→ Task brief:
Write the records out again, precisely as they stand.

[Stored entries]
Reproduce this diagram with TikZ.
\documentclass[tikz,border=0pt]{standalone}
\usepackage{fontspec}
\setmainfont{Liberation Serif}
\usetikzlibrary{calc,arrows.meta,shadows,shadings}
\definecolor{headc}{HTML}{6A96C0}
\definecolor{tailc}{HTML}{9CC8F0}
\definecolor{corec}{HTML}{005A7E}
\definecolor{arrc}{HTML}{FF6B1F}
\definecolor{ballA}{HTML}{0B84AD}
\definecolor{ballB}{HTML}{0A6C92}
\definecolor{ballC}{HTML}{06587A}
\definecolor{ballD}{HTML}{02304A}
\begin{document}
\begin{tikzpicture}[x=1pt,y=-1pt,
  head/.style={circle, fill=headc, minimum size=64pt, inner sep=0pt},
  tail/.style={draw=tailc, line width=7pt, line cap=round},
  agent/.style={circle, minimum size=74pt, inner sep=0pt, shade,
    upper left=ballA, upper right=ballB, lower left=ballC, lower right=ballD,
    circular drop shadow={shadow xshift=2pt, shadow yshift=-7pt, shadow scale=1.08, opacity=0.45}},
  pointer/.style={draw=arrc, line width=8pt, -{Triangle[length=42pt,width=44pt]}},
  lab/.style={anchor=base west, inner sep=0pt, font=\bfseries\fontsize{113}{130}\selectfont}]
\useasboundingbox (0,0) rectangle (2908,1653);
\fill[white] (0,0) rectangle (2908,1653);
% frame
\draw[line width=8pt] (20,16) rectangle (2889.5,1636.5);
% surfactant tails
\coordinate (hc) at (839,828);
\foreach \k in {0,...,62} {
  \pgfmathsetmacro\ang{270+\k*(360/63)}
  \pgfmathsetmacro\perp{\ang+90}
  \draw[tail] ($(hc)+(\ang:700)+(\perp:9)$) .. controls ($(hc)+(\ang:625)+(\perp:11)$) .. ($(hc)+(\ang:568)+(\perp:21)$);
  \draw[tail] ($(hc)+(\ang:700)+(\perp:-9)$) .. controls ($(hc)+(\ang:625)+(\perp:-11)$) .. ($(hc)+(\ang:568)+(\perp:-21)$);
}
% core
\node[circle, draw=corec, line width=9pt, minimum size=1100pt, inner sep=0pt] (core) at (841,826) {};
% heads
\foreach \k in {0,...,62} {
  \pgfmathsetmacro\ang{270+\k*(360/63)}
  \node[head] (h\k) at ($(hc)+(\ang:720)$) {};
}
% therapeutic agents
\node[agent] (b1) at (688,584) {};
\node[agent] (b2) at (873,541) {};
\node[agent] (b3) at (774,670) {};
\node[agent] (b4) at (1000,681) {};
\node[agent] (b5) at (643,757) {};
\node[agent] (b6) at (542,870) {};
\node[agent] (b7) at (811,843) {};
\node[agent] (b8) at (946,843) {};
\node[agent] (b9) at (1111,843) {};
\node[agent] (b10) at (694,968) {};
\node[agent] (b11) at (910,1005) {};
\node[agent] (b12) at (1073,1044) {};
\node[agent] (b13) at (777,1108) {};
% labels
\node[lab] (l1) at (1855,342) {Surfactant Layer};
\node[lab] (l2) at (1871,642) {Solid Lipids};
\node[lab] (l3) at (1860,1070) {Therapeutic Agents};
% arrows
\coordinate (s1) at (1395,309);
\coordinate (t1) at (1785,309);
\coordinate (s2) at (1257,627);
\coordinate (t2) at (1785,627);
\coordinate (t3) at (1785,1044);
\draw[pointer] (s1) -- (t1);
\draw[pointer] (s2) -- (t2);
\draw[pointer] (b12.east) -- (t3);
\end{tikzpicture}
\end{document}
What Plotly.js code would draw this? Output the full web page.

→ Answer to this task:
Reproduce this diagram with TikZ.
\documentclass[tikz,border=0pt]{standalone}
\usepackage{fontspec}
\setmainfont{Liberation Serif}
\usetikzlibrary{calc,arrows.meta,shadows,shadings}
\definecolor{headc}{HTML}{6A96C0}
\definecolor{tailc}{HTML}{9CC8F0}
\definecolor{corec}{HTML}{005A7E}
\definecolor{arrc}{HTML}{FF6B1F}
\definecolor{ballA}{HTML}{0B84AD}
\definecolor{ballB}{HTML}{0A6C92}
\definecolor{ballC}{HTML}{06587A}
\definecolor{ballD}{HTML}{02304A}
\begin{document}
\begin{tikzpicture}[x=1pt,y=-1pt,
  head/.style={circle, fill=headc, minimum size=64pt, inner sep=0pt},
  tail/.style={draw=tailc, line width=7pt, line cap=round},
  agent/.style={circle, minimum size=74pt, inner sep=0pt, shade,
    upper left=ballA, upper right=ballB, lower left=ballC, lower right=ballD,
    circular drop shadow={shadow xshift=2pt, shadow yshift=-7pt, shadow scale=1.08, opacity=0.45}},
  pointer/.style={draw=arrc, line width=8pt, -{Triangle[length=42pt,width=44pt]}},
  lab/.style={anchor=base west, inner sep=0pt, font=\bfseries\fontsize{113}{130}\selectfont}]
\useasboundingbox (0,0) rectangle (2908,1653);
\fill[white] (0,0) rectangle (2908,1653);
% frame
\draw[line width=8pt] (20,16) rectangle (2889.5,1636.5);
% surfactant tails
\coordinate (hc) at (839,828);
\foreach \k in {0,...,62} {
  \pgfmathsetmacro\ang{270+\k*(360/63)}
  \pgfmathsetmacro\perp{\ang+90}
  \draw[tail] ($(hc)+(\ang:700)+(\perp:9)$) .. controls ($(hc)+(\ang:625)+(\perp:11)$) .. ($(hc)+(\ang:568)+(\perp:21)$);
  \draw[tail] ($(hc)+(\ang:700)+(\perp:-9)$) .. controls ($(hc)+(\ang:625)+(\perp:-11)$) .. ($(hc)+(\ang:568)+(\perp:-21)$);
}
% core
\node[circle, draw=corec, line width=9pt, minimum size=1100pt, inner sep=0pt] (core) at (841,826) {};
% heads
\foreach \k in {0,...,62} {
  \pgfmathsetmacro\ang{270+\k*(360/63)}
  \node[head] (h\k) at ($(hc)+(\ang:720)$) {};
}
% therapeutic agents
\node[agent] (b1) at (688,584) {};
\node[agent] (b2) at (873,541) {};
\node[agent] (b3) at (774,670) {};
\node[agent] (b4) at (1000,681) {};
\node[agent] (b5) at (643,757) {};
\node[agent] (b6) at (542,870) {};
\node[agent] (b7) at (811,843) {};
\node[agent] (b8) at (946,843) {};
\node[agent] (b9) at (1111,843) {};
\node[agent] (b10) at (694,968) {};
\node[agent] (b11) at (910,1005) {};
\node[agent] (b12) at (1073,1044) {};
\node[agent] (b13) at (777,1108) {};
% labels
\node[lab] (l1) at (1855,342) {Surfactant Layer};
\node[lab] (l2) at (1871,642) {Solid Lipids};
\node[lab] (l3) at (1860,1070) {Therapeutic Agents};
% arrows
\coordinate (s1) at (1395,309);
\coordinate (t1) at (1785,309);
\coordinate (s2) at (1257,627);
\coordinate (t2) at (1785,627);
\coordinate (t3) at (1785,1044);
\draw[pointer] (s1) -- (t1);
\draw[pointer] (s2) -- (t2);
\draw[pointer] (b12.east) -- (t3);
\end{tikzpicture}
\end{document}
What Plotly.js code would draw this? Output the full web page.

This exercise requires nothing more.